Eventually I popped out onto St John Street, a name I knew well but didn’t know it this far north, indeed didn’t know it even ran this far north and so wondered if it was even the same St John Street. Sure it must be but you never know in London and I was time-travelling through the heat and apocalyptic emptiness. There was no choice but to follow it and find out.

This brought me down past the hulking towers that make up the City University campus, which I’d never seen before, and to a strange green corner at Percival Street where three mature oak trees must have stood far longer than any of the Brutalist monoliths around there.

Eventually, I arrived before Smithfield Market at St John Bread and Wine and tipped my hat to Anthony Bourdain, who loved that restaurant. Farringdon Station was just there, with its cool, comfy trains, but was I ready to end it here? I was hot and still restless even after two miles, and no closer to exorcising the conversations with the voice in my mind so there was no choice but to keep going.

I knew my next and probably final stop was to be Liverpool Street, the next station where I could pick up the Lizzie Line. First, it was through the wildly painted wrought-iron traces of Smithfield Market, which never stops smelling of fish and rotting meat even when closed like it was then, and much worse in the midday sun. All lined up inside the market were six red phone boxes, all dead and wishing for tourists. I wanted to veer off down the medieval street called Cloth Fair, but there was a sandwich board pronouncing that St Bartholomew the Great was open: London’s oldest parish church, founded 1123.

Why hadn’t I ever been in here before, and why had I never seen it open? A strange day where no one was about and here was an open church. In I went trying not to interrupt the conversations of a group of deaf visitors to see a golden sculpture of a man’s form with all his muscles exposed, next to which a sign told me it was a work of art called “Exquisite Pain” by the great Damien Hirst. It was painful to look at, and the exposed muscles and tendons made me think of my own which were starting to ache a little from heat and movement.

St Bartholomew has other wonders including some of its original medieval wall and floor tiles tucked in a corner, as well as the Lady Chapel at the back where Benjamin Franklin studied and wrote. I didn’t know that.

After the cool rest of St Bartholomew, the air outside was truly stifling and my body had had it, but couldn’t bring myself to turn back for Farringdon and so carried on up alongside the behemoth Barbican, past a strange corner next to a parking garage entrance where a green sign marked the ‘probable spot’ where John Wesley ‘felt his heart strangely warmed’ and today it seems like a truly improbable place for the start of Methodism.

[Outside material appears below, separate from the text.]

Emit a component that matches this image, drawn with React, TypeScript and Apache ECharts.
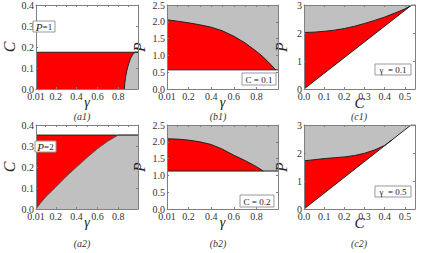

By now I was at London Wall and stopped for a moment to admire the remains of the old wall which are so unlikely and hidden away under glass towers and it seems preposterous that once this was the great barrier that marked where London was and everything else wasn’t.

The last mile was hot and tough. Moorgate is ugly and busy, and I skirted up through Finsbury Circus which smelt of piss and had clearly been used as a public toilet for people who’d wished they’d gotten tickets to Glasto but instead ended up day drinking into a sunburn at a Greene King chain pub outside Liverpool Street station.

And here I popped out perfectly at the station parade, where the purple marquee announced the brand-new entrance into the Elizabeth Line. I didn’t stop and think about what I’d done or if it meant anything. Some days just need to be walked off.

I took the escalator down anticipating the cool air on my damp brow and kept an eye on my heart rate. It was at 111 again.

One response to “North London drift”

  1. Thank you so much for this wonderful tour of londen!!!!!!